Watchdog or a lapdog?

Just as it went after Team Anna for daring to question the government on its will to fight corruption vis-à-vis the Lokpal Bill, a good section of the English media is now cross with the apex court for daring to blame the “neoliberal” economic policies of the government for two problems that it dealt with recently — Maoist insurgency in Chhattisgarh and black money.



By Prasanna Mohanty (Issues)

Published: Sat 16 Jul 2011, 10:19 PM

Last updated: Tue 7 Apr 2015, 9:49 AM

It seems as if the government has become a new holy cow; as if the media is no more a watchdog of democracy but a lapdog of the government, at least for these English dailies. One daily wondered aloud “whether Justice Arundhati Roy was also a member of the bench” and another said “never-ending lectures” on the post-reform neoliberal economy had the “intellectual depth of a JNU postgrad”.

The offending portions of the orders had traced the root cause of the Maoist insurgency in Chhattisgarh to “the culture of unrestrained selfishness and greed spawned by modern neoliberal economic ideology” and blamed generation of black money on a “greed-is-good” culture promoted by the “neoliberal ideologues”. It helps to know that both the orders came from the same bench – of justices B Sudershan Reddy and Surinder Singh Nijjar.

In the process, Arundhati Roy too had to be denounced. When the attack on Team Anna was at its peak in April, she wrote that the era of “liberalisation, privatisation and globalisation” had led to a situation where “our rivers, mountains, forests, minerals, water supply, electricity and communication system have been sold to private corporations” and corruption had “grown exponentially”.

What Roy said or what the judges said was not without a solid basis. The Maoists may have their own political agenda and the seeds of which may have been planted much before the liberalisation era began, but if they accquired a deadly edge in the recent years it was only because the tribals decided to join their war. What was it that made the tribals wage a war on the side of the Maoists against their own government? The straight and simple answer is: denial of their rights and handing over their home, the forests bearing rich mineral resources, to the private sector.

As Roy pointed out, several states witnessing the Maoist insurgency now signed hundreds of secret MoUs gifting away forests and mines bearing iron ore, coal and bauxite. Chhattisgarh alone signed more than 100 of such MoUs. In the process, thousands of tribals lost their home, with little or no compensation. Many more thousands face such a prospect.

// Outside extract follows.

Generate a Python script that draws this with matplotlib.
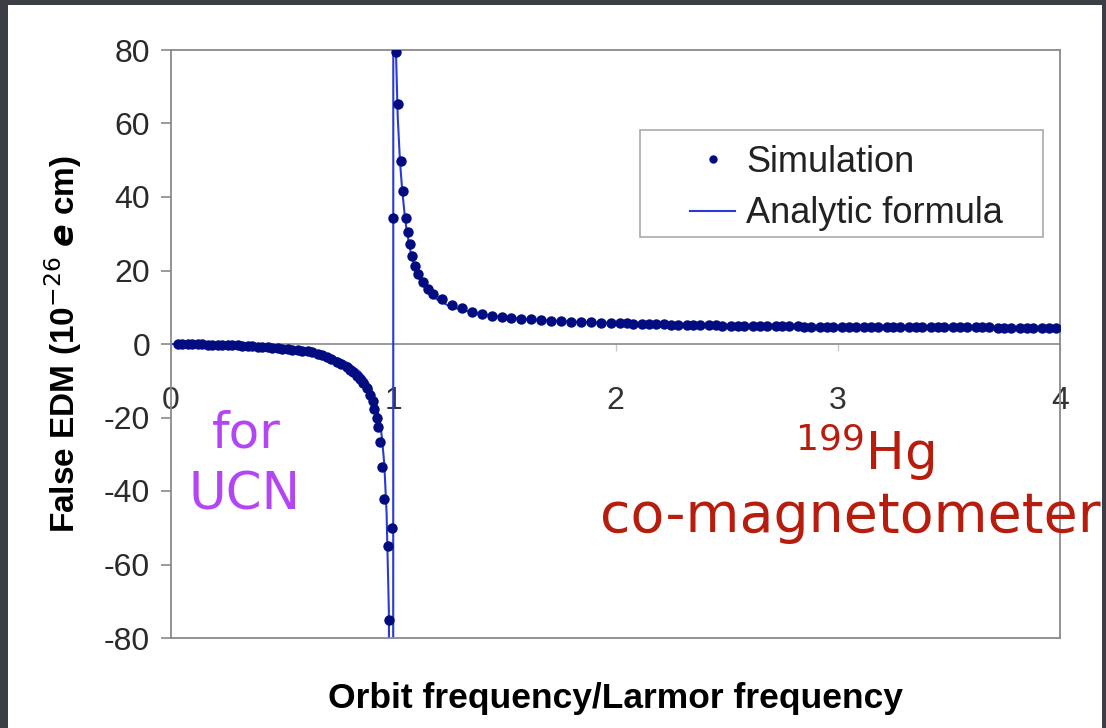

In Dantewada, several villages were handed over to Essar Steel and Tata Steel a few years ago to set up steel plants without the consent of the tribals as mandated by the Panchayats (Extension to the Scheduled Areas) Act of 1996. Any wonder the district turned into a deadly battlefield?

The same law also provides “ownership” of the forest produce to the tribals but the tribals still get a paltry sum as “wage” for collecting tendu leaves even though the trade is controlled by the state. The Salwa Judum and its fallout, which was the subject the apex court was dealing with while “lecturing” on neoliberal policies, began in 2004 in Bijapur over a fight over better wages for these leaves.

Since then, Chhattisgarh has zealously followed the World Bank dictated neoliberal policies. The river Sheonath has been handed over to a private company, denying tribals access to its water or fish. Several thermal power companies have been handed over coal bearing forest land, the latest being those coming under the “no-go” area of Hasdeo-Arand bio-diversity zone. Recently, a minister’s son, a tribal himself, was found buying tribal lands on behalf of a private company to overcome legal restrictions on sale of tribal lands to non-tribals.

But you will not find these stories in the English dailies which have taken the cudgel on behalf of the government, defending all its follies with a degree of conviction and vigour not seen in recent memory.